If we want the public to understand that our use of plant protectants is done responsibly and that we use far less than the public believes, we probably should stop saying the word all together. If you give an interview in print, on air or online, saying something along the lines of “we do not use chemicals in an irresponsible manner,” it probably doesn’t help the cause in any way, because the only thing the public heard you say is “we ... use chemicals.”

If we are going to be successful in changing public perception, then we must adopt the same strategy George was making fun of all those years ago.

That line item in your budget should be referred to as your plant health budget, and the products contained within that budget should consist of fungicides, insecticides, wetting agents, plant growth regulators, plant health activators, plant protectants and even turf stress reducers.

A good friend of mine told me he had an English teacher growing up who said words are tools and what is most important is how you use them. I think this is a great message and one that all of us understand, because we are at our best when we have a good toolbox.
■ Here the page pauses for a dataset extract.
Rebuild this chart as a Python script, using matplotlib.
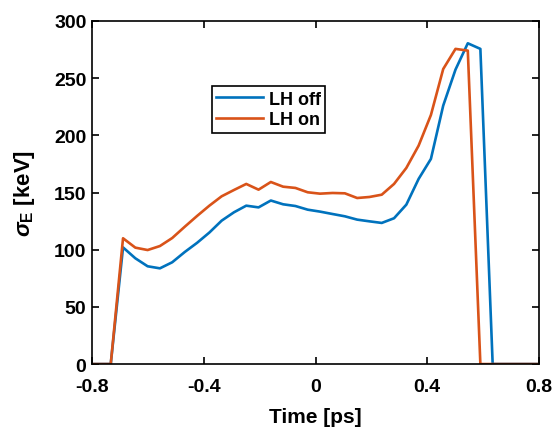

Please let us put those tools to work for us and get our message across.

Sure, it will take a little getting used to. But if we want the world to understand that we care for the Earth in a responsible manner, using science and an integrated approach of best management practices to provide a sustainable environment for the enjoyment of our clientele, we cannot go on using antiquated words.

And while we are at it, can we please stop posting pictures of rooms full of pallets when your Early Order arrives? Again, the public only knows what they think, and they think they see stacks and stacks of … well, you know the word.